Lead singer Brett Anderson’s voice is sensitive and vulnerable. At times he sounds as though he is groaning, yearning for more from life. In track “Snowblind,” Anderson cries out, “The air is still we are struck like matches / Too beautiful to really care what’s right / The rumours burn like roman candles / In the broken lights.” In the track “Hit Me,” a similar tone is assumed with lyrics, “And the moment we touch we are young / You feel my pulse and we become one / But drop me once / And I will fall to bits.”

Naeem Juwan, whose stage name is Spank Rock, currently resides in Philadelphia but will be returning to his hometown to perform at the Metro Gallery on the 26th of this month. Spank Rock has released two albums: Yoyoyoyoyo (2006) and Everything Is Boring and Everyone Is a F*cking Liar (2011).

He has also collaborated with singer Santigold on the track “Car Song.” Some of Spank Rock’s lyrics can be biting, but the eclectic, hypnotic beats he pairs them with relieves them from being overly crude. When asked about some of the content of his lyrics in an interview with RapReviews, Juwan responded to the criticism.

“I think some people will be like, ‘Oh my God he said that,’ but I think the good people will party,” Juwan said.

For fans of a more classic sound as opposed to the aforementioned hip-hop and rap, Aretha Franklin will be gracing Lyric Opera House this Thursday, Nov. 12 at 7:30 p.m.

Franklin is most famous for her legendary hit, “Respect,” which debuted in 1967 and has continued to withstand the test of time. Other famous works include “I Never Loved a Man the Way I Love You” and “(You Make Me Feel Like) A Natural Woman.”
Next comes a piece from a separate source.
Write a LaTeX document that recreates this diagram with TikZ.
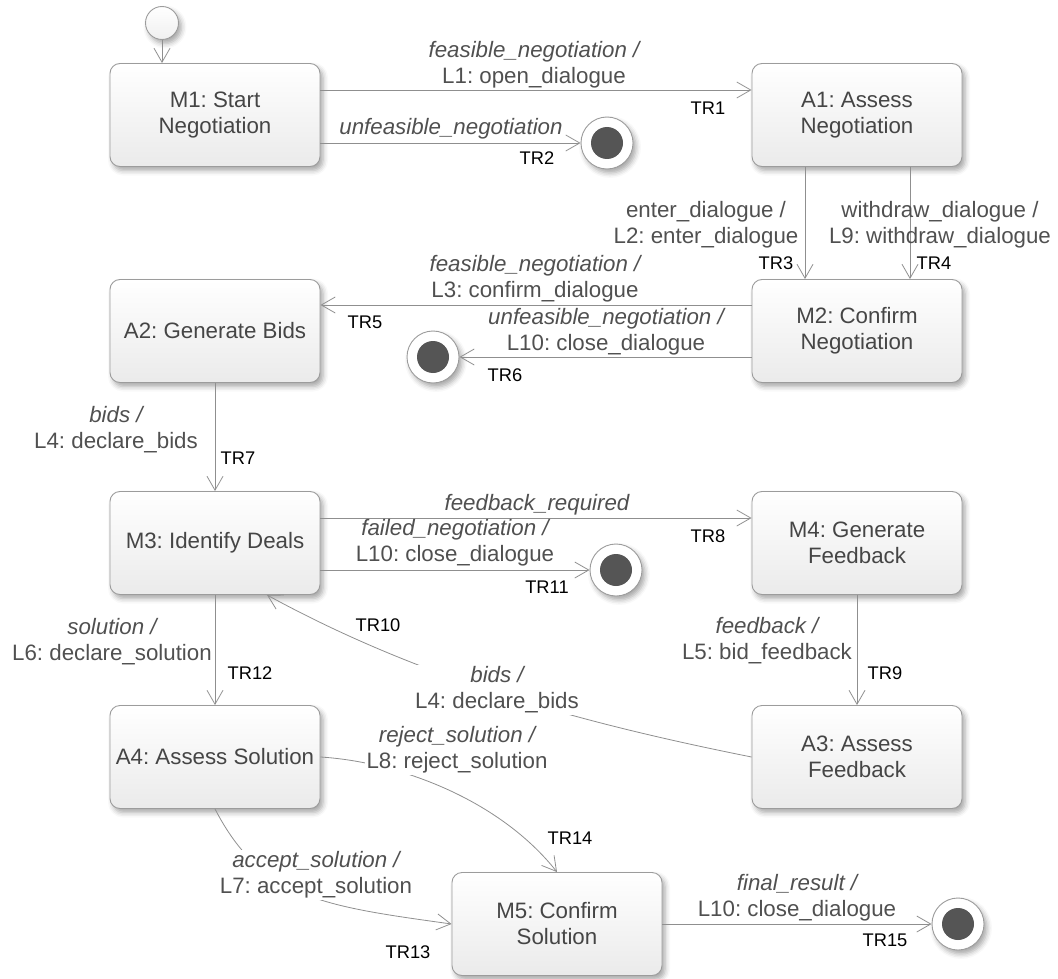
\documentclass[tikz,border=0pt]{standalone}
\usepackage{fontspec}
\setmainfont{Liberation Sans}
\usetikzlibrary{arrows.meta,shadows.blur}
\frenchspacing
\definecolor{linegray}{HTML}{8F8F8F}
\definecolor{boxgray}{HTML}{9C9C9C}
\definecolor{boxtext}{HTML}{454545}
\definecolor{lbltext}{HTML}{505050}
\definecolor{dotgray}{HTML}{555555}
\newcommand{\lblfont}{\fontsize{22.3}{26}\selectfont}
\newcommand{\trfont}{\fontsize{18.3}{20}\selectfont}

\begin{document}
\begin{tikzpicture}[x=1pt,y=-1pt,
  soft shadow/.style={blur shadow={shadow xshift=3pt,shadow yshift=-4pt,shadow opacity=35,shadow blur radius=5pt}},
  state node/.style={rectangle,rounded corners=10pt,draw=boxgray,line width=0.9pt,top color=white,bottom color=black!8,minimum width=210pt,minimum height=103pt,align=center,text=boxtext,font=\lblfont,soft shadow},
  start node/.style={circle,draw=boxgray,line width=0.9pt,top color=white,bottom color=black!6,minimum size=33pt,inner sep=0pt,soft shadow},
  end node/.style={circle,draw=boxgray,line width=0.9pt,fill=white,minimum size=52pt,inner sep=0pt,soft shadow,
    path picture={\fill[dotgray] (path picture bounding box.center) circle (16pt);}},
  trans/.style={draw=linegray,line width=0.8pt,-{Straight Barb[length=14pt,width=16pt]}},
  lbl/.style={text=lbltext,font=\lblfont,align=center,inner sep=0pt},
  on lbl/.style={lbl,fill=white,inner sep=2pt},
  tr/.style={font=\trfont,text=black,inner sep=0pt}]
  \useasboundingbox (0,0) rectangle (1058,979);

  \node[start node] (init) at (162,23) {};
  \node[state node] (m1) at (215,115) {M1: Start\\Negotiation};
  \node[state node] (a1) at (857,115) {A1: Assess\\Negotiation};
  \node[state node] (a2) at (215,331) {A2: Generate Bids};
  \node[state node] (m2) at (857,331) {M2: Confirm\\Negotiation};
  \node[state node] (m3) at (215,543) {M3: Identify Deals};
  \node[state node] (m4) at (857,543) {M4: Generate\\Feedback};
  \node[state node] (a4) at (215,757) {A4: Assess Solution};
  \node[state node] (a3) at (857,757) {A3: Assess\\Feedback};
  \node[state node] (m5) at (557,924) {M5: Confirm\\Solution};
  \node[end node] (e1) at (607,143) {};
  \node[end node] (e2) at (433,357) {};
  \node[end node] (e3) at (616,570) {};
  \node[end node] (e4) at (958,924) {};

  \draw[trans] (init) -- (init |- m1.north);
  \draw[trans] ([yshift=25pt]m1.east) -- ([yshift=25pt]a1.west);
  \draw[trans] (m1.east |- e1) -- (e1);
  \draw[trans] ([xshift=-52pt]a1.south) -- ([xshift=-52pt]m2.north);
  \draw[trans] ([xshift=53pt]a1.south) -- ([xshift=53pt]m2.north);
  \draw[trans] ([yshift=26pt]m2.west) -- ([yshift=26pt]a2.east);
  \draw[trans] (m2.west |- e2) -- (e2);
  \draw[trans] (a2.south) -- (m3.north);
  \draw[trans] ([yshift=25pt]m3.east) -- ([yshift=25pt]m4.west);
  \draw[trans] (m3.east |- e3) -- (e3);
  \draw[trans] (m4.south) -- (a3.north);
  \draw[trans] (m3.south) -- (a4.north);
  \draw[trans] (m5.east) -- (e4);
  \draw[trans] (a3.west) .. controls (592,725) and (428,683) .. (m3.-45);
  \draw[trans] (a4.east) .. controls (400,762) and (500,800) .. (m5.north);
  \draw[trans] (a4.south) .. controls (261,898) and (322,906) .. (m5.west);

  \node[lbl] (l1) at (534,65) {{\itshape feasible\_negotiation /}\\L1: open\_dialogue};
  \node[lbl] (l2) at (451,129) {\itshape unfeasible\_negotiation};
  \node[lbl] (l3) at (706,225) {enter\_dialogue /\\L2: enter\_dialogue};
  \node[lbl] (l4) at (940,225) {withdraw\_dialogue /\\L9: withdraw\_dialogue};
  \node[lbl] (l5) at (535,279) {{\itshape feasible\_negotiation /}\\L3: confirm\_dialogue};
  \node[lbl] (l6) at (606,332) {{\itshape unfeasible\_negotiation /}\\L10: close\_dialogue};
  \node[lbl] (l7) at (116,430) {{\itshape bids /}\\L4: declare\_bids};
  \node[lbl] (l8) at (537,505) {\itshape feedback\_required};
  \node[lbl] (l11) at (455,543) {{\itshape failed\_negotiation /}\\L10: close\_dialogue};
  \node[lbl] (l9) at (767,641) {{\itshape feedback /}\\L5: bid\_feedback};
  \node[on lbl] (l10) at (497,690) {{\itshape bids /}\\L4: declare\_bids};
  \node[lbl] (l12) at (112,642) {{\itshape solution /}\\L6: declare\_solution};
  \node[on lbl] (l14) at (457,750) {{\itshape reject\_solution /}\\L8: reject\_solution};
  \node[on lbl] (l13) at (316,875) {{\itshape accept\_solution /}\\L7: accept\_solution};
  \node[lbl] (l15) at (797,898) {{\itshape final\_result /}\\L10: close\_dialogue};

  \node[tr] (tr1) at (708,108) {TR1};
  \node[tr] (tr2) at (537,158) {TR2};
  \node[tr] (tr3) at (776,263) {TR3};
  \node[tr] (tr4) at (934,263) {TR4};
  \node[tr] (tr5) at (365,322) {TR5};
  \node[tr] (tr6) at (505,375) {TR6};
  \node[tr] (tr7) at (238,458) {TR7};
  \node[tr] (tr8) at (708,536) {TR8};
  \node[tr] (tr9) at (885,673) {TR9};
  \node[tr] (tr10) at (378,625) {TR10};
  \node[tr] (tr11) at (547,587) {TR11};
  \node[tr] (tr12) at (250,673) {TR12};
  \node[tr] (tr13) at (408,952) {TR13};
  \node[tr] (tr14) at (570,838) {TR14};
  \node[tr] (tr15) at (885,940) {TR15};
\end{tikzpicture}
\end{document}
Aptly dubbed the “Queen of Soul,” Franklin creates music that is slow, passionate and atmospheric. Her voice remains on today’s soul stations and tops classic soul stations.

Adding to her impressive repertoire, Franklin was the first woman to be inducted into the Rock and Roll Hall of Fame. She was also inducted into the UK Music Hall of Fame; however, her honor followed Madonna’s.

Her famous voice is widely heralded as tranformative. Franklin has recieved honorary degrees from top universities including Harvard, Stanford, Princeton and Berklee College of Music.

If you don’t know her music (though it’s hard to imagine such is the case), go out on a whim and check her out Thursday!